With five days to go in July, preliminary data show that the heat could top records set decades ago: "The warmest July for the contiguous U.S. was in 1936, when the nationally averaged temperature was 77.43 degrees, 3.14 degrees above average," says climate scientist Jake Crouch of the National Climatic Data Center.
Preliminary data from the center show the national temperature for the first three weeks of July was 3.63 degrees above average. If the heat continues, and after the data are more closely analyzed, that would top July 1936.
Five cities - Chicago, St. Louis, Detroit, Indianapolis and Denver - are all on pace to shatter their all-time monthly heat records.
"It's hotter here than it is in Arizona," complained Mary Dominis in Chicago earlier this month, who was visiting the Windy City from Tempe.
St. Louis is seeing some unbelievable heat this summer: On Wednesday, the city hit 108 degrees, says Weather Underground meteorologist Jeff Masters. "This marked the 11th day this summer in St. Louis with temperatures of at least 105 degrees," he says, "beating the old record of 10 such days in 1934."
There was some relief in St. Louis on Thursday: the temperature didn't break 100.
Twenty-four people have died from the heat in St. Louis so far this summer.
Through Monday, there have been 3,740 record daily high temperatures set across the nation this month, compared with only 211 record lows, Weather Channel meteorologist Guy Walton says.

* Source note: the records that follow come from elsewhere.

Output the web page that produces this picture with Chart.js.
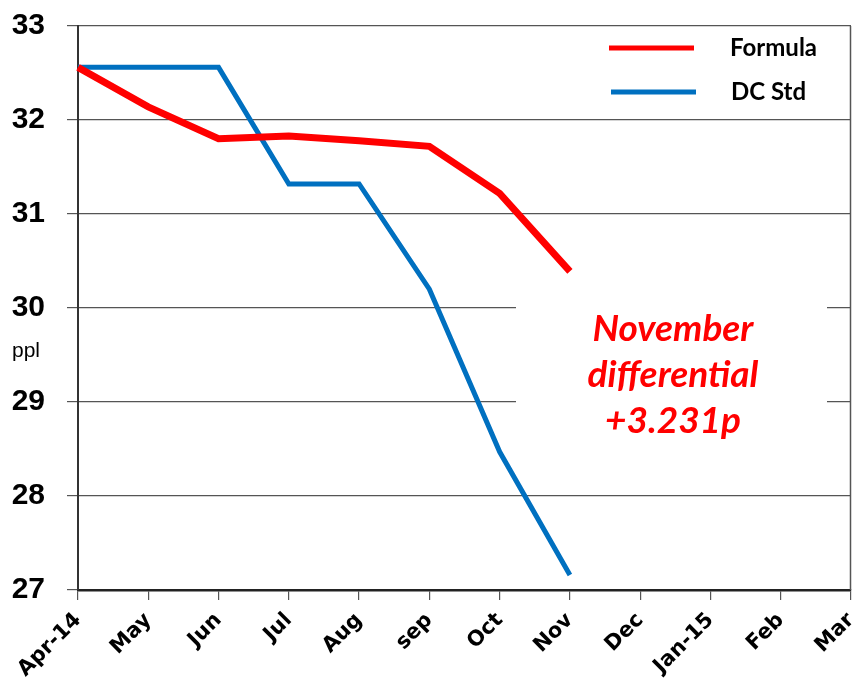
<!DOCTYPE html>
<html>
<head>
<meta charset="utf-8">
<script src="https://cdn.jsdelivr.net/npm/chart.js@4"></script>
<style>
  html, body { margin: 0; padding: 0; background: #fff; }
  #wrap { width: 857px; height: 684px; }
</style>
</head>
<body>
<div id="wrap"><canvas id="chartCanvas" width="857" height="684"></canvas></div>
<script>
// --- data ---
const months = ["Apr-14", "May", "Jun", "Jul", "Aug", "sep", "Oct", "Nov", "Dec", "Jan-15", "Feb", "Mar"];
const formula = [32.56, 32.14, 31.80, 31.83, 31.78, 31.72, 31.22, 30.39, null, null, null, null];
const dcStd = [32.56, 32.56, 32.56, 31.32, 31.32, 30.20, 28.47, 27.16, null, null, null, null];
const legendNames = ["Formula", "DC Std"];
const noteLines = ["November", "differential", "+3.231p"];

const RED = "#ff0000";
const BLUE = "#0070c0";
const GRID = "#555555";

// right border, "ppl" label, legend and the note box
const extras = {
  id: "extras",
  afterDraw(chart) {
    const { ctx, chartArea: a } = chart;
    ctx.save();

    // right frame line
    ctx.strokeStyle = GRID;
    ctx.lineWidth = 1.5;
    ctx.beginPath();
    ctx.moveTo(a.right - 0.5, a.top);
    ctx.lineTo(a.right - 0.5, a.bottom);
    ctx.stroke();

    // unit label
    ctx.fillStyle = "#000";
    ctx.font = "21px 'Liberation Sans', Arial, sans-serif";
    ctx.textAlign = "left";
    ctx.textBaseline = "middle";
    ctx.fillText("ppl", 12, 351);

    // legend
    const colors = [RED, BLUE];
    const ys = [48, 92];
    ctx.lineWidth = 5;
    ys.forEach((y, i) => {
      ctx.strokeStyle = colors[i];
      ctx.beginPath();
      ctx.moveTo(609 + i * 2, y);
      ctx.lineTo(694 + i * 2, y);
      ctx.stroke();
    });
    ctx.fillStyle = "#000";
    ctx.font = "bold 24px Lato, 'Open Sans', sans-serif";
    ctx.textAlign = "left";
    ctx.fillText(legendNames[0], 730, ys[0]);
    ctx.fillText(legendNames[1], 731, ys[1]);

    // note box covering the grid
    ctx.fillStyle = "#fff";
    ctx.fillRect(516, 296, 311, 140);
    ctx.fillStyle = RED;
    ctx.font = "italic bold 37px Lato, 'Open Sans', sans-serif";
    ctx.textAlign = "center";
    noteLines.forEach((t, i) => ctx.fillText(t, 673, 329 + i * 46));

    ctx.restore();
  }
};

new Chart(document.getElementById("chartCanvas"), {
  type: "line",
  data: {
    labels: months,
    datasets: [
      { label: legendNames[0], data: formula, borderColor: RED, borderWidth: 7, pointRadius: 0, tension: 0, spanGaps: false },
      { label: legendNames[1], data: dcStd, borderColor: BLUE, borderWidth: 5, pointRadius: 0, tension: 0, spanGaps: false }
    ]
  },
  options: {
    responsive: false,
    animation: false,
    layout: { padding: { top: 26, right: 6, left: 0, bottom: 0 } },
    plugins: { legend: { display: false }, tooltip: { enabled: false } },
    scales: {
      x: {
        offset: false,
        afterFit: s => { s.height = 94; s.paddingLeft = 0; s.paddingRight = 0; },
        grid: { drawOnChartArea: false, color: GRID, tickLength: 10, lineWidth: 1.2 },
        border: { color: "#222", width: 2.5 },
        ticks: {
          color: "#000",
          maxRotation: 45, minRotation: 45,
          autoSkip: false,
          padding: 8,
          font: { family: "'DejaVu Sans', sans-serif", weight: "bold", size: 21 }
        }
      },
      y: {
        min: 27, max: 33,
        afterFit: s => { s.width = 78; s.paddingTop = 0; s.paddingBottom = 0; },
        grid: { color: GRID, lineWidth: 1.2, tickLength: 11 },
        border: { color: "#333", width: 2 },
        ticks: {
          stepSize: 1,
          color: "#000",
          padding: 22,
          font: { family: "'Liberation Sans', Arial, sans-serif", weight: "bold", size: 30 }
        }
      }
    }
  },
  plugins: [extras]
});
</script>
</body>
</html>
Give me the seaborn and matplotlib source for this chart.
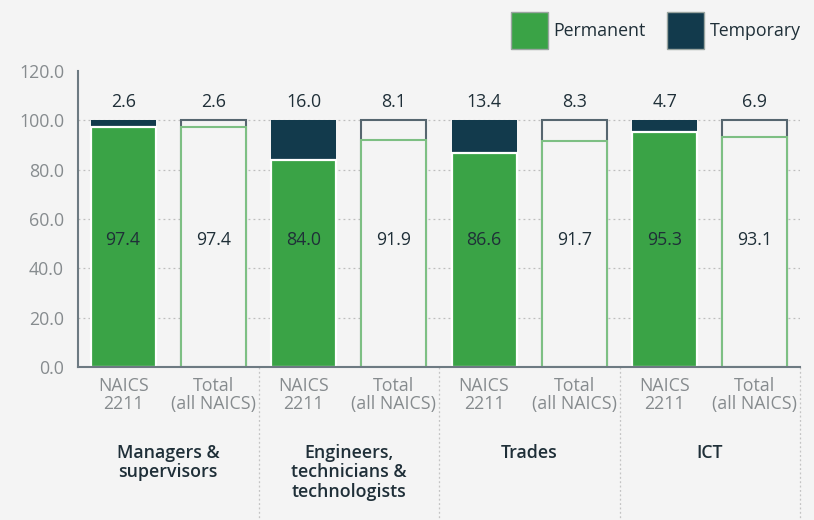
import pandas as pd
import matplotlib.pyplot as plt
import matplotlib.ticker as mticker
from matplotlib.patches import Patch
import seaborn as sns

# data
groups = ["Managers &\nsupervisors", "Engineers,\ntechnicians &\ntechnologists", "Trades", "ICT"]
naics_perm = [97.4, 84.0, 86.6, 95.3]
naics_temp = [2.6, 16.0, 13.4, 4.7]
total_perm = [97.4, 91.9, 91.7, 93.1]
total_temp = [2.6, 8.1, 8.3, 6.9]
bar_labels = ["NAICS\n2211", "Total\n(all NAICS)"]
yticks = [0, 20, 40, 60, 80, 100, 120]

BG = "#f4f4f4"
GREEN = "#3aa346"
DARK = "#123a4c"
TXT = "#1f2f38"
GREY = "#868b8e"
FS = 12.8

rows = []
for i, g in enumerate(groups):
    rows.append(dict(bar=f"n{i}", kind="naics", perm=naics_perm[i], temp=naics_temp[i]))
    rows.append(dict(bar=f"t{i}", kind="total", perm=total_perm[i], temp=total_temp[i]))
df = pd.DataFrame(rows)
df["sum"] = df["perm"] + df["temp"]
order = list(df["bar"])
dn = df[df.kind == "naics"]
dt = df[df.kind == "total"]

sns.set_style("white")
plt.rcParams["font.family"] = ["Open Sans", "DejaVu Sans"]

fig = plt.figure(figsize=(8.14, 5.2), dpi=100, facecolor=BG)
ax = fig.add_axes([78 / 814, (520 - 367) / 520, 722 / 814, 296 / 520])
ax.set_facecolor(BG)

# dotted grid lines behind the bars (none at 0 and at the top)
for v in yticks[1:-1]:
    ax.axhline(v, color="#bdbdbd", linestyle=(0, (1.5, 2.5)), linewidth=0.9, zorder=0)

kw = dict(x="bar", order=order, width=0.72, ax=ax, errorbar=None)
# NAICS 2211: filled stacks
sns.barplot(data=dn, y="sum", color=DARK, saturation=1, edgecolor=DARK, linewidth=0, **kw)
sns.barplot(data=dn, y="perm", color=GREEN, saturation=1, edgecolor="white", linewidth=1.6, **kw)
# Total: hollow stacks
sns.barplot(data=dt, y="sum", color=BG, saturation=1, edgecolor="#56666f", linewidth=1.5, **kw)
sns.barplot(data=dt, y="perm", color=BG, saturation=1, edgecolor="#7dbf83", linewidth=1.5, **kw)

# value labels
for i, r in df.reset_index(drop=True).iterrows():
    ax.text(i, 107.5, f"{r['temp']:.1f}", ha="center", va="center", fontsize=FS, color=TXT)
    ax.text(i, 51.5, f"{r['perm']:.1f}", ha="center", va="center", fontsize=FS, color=TXT)

ax.set_xlim(-0.5, 7.5)
ax.set_ylim(0, 120)
ax.set_yticks(yticks)
ax.yaxis.set_major_formatter(mticker.FormatStrFormatter("%.1f"))
ax.set_xticks(range(len(order)))
ax.set_xticklabels(bar_labels * len(groups), linespacing=1.05)
ax.tick_params(axis="both", length=0, labelsize=FS, labelcolor=GREY)
ax.tick_params(axis="x", pad=7)
ax.tick_params(axis="y", pad=10)
ax.set_xlabel("")
ax.set_ylabel("")

for s in ["top", "right"]:
    ax.spines[s].set_visible(False)
for s in ["left", "bottom"]:
    ax.spines[s].set_color("#6d7a82")
    ax.spines[s].set_linewidth(1.5)

# group labels and dotted dividers
trans = ax.get_xaxis_transform()
for i, g in enumerate(groups):
    ax.text(2 * i + 0.5, -0.26, g, transform=trans, ha="center", va="top",
            fontsize=FS, fontweight="semibold", color=TXT, linespacing=1.1)
    ax.plot([2 * i + 1.5] * 2, [0, -0.52], transform=trans, clip_on=False,
            color="#c4c4c4", linestyle=(0, (1.5, 2)), linewidth=0.9)

handles = [Patch(facecolor=GREEN, edgecolor="#9aa5a0", label="Permanent"),
           Patch(facecolor=DARK, edgecolor="#9aa5a0", label="Temporary")]
fig.legend(handles=handles, loc="upper right", bbox_to_anchor=(0.999, 1.0), ncol=2,
           frameon=False, fontsize=FS, handlelength=2.1, handleheight=2.8,
           handletextpad=0.3, columnspacing=1.2, labelcolor=TXT, borderaxespad=0.3)

fig.savefig("out.png", dpi=100, facecolor=BG)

It's been unusually hot even in torrid Death Valley, Calif. On July 12 the low temperature at Death Valley dropped to just 107 degrees after hitting a high of 128 degrees the previous day, Masters says. Not only did the morning low temperature tie a record for the world's warmest low temperature ever recorded, the average temperature of 117.5 degrees was the world's warmest 24-hour temperature on record.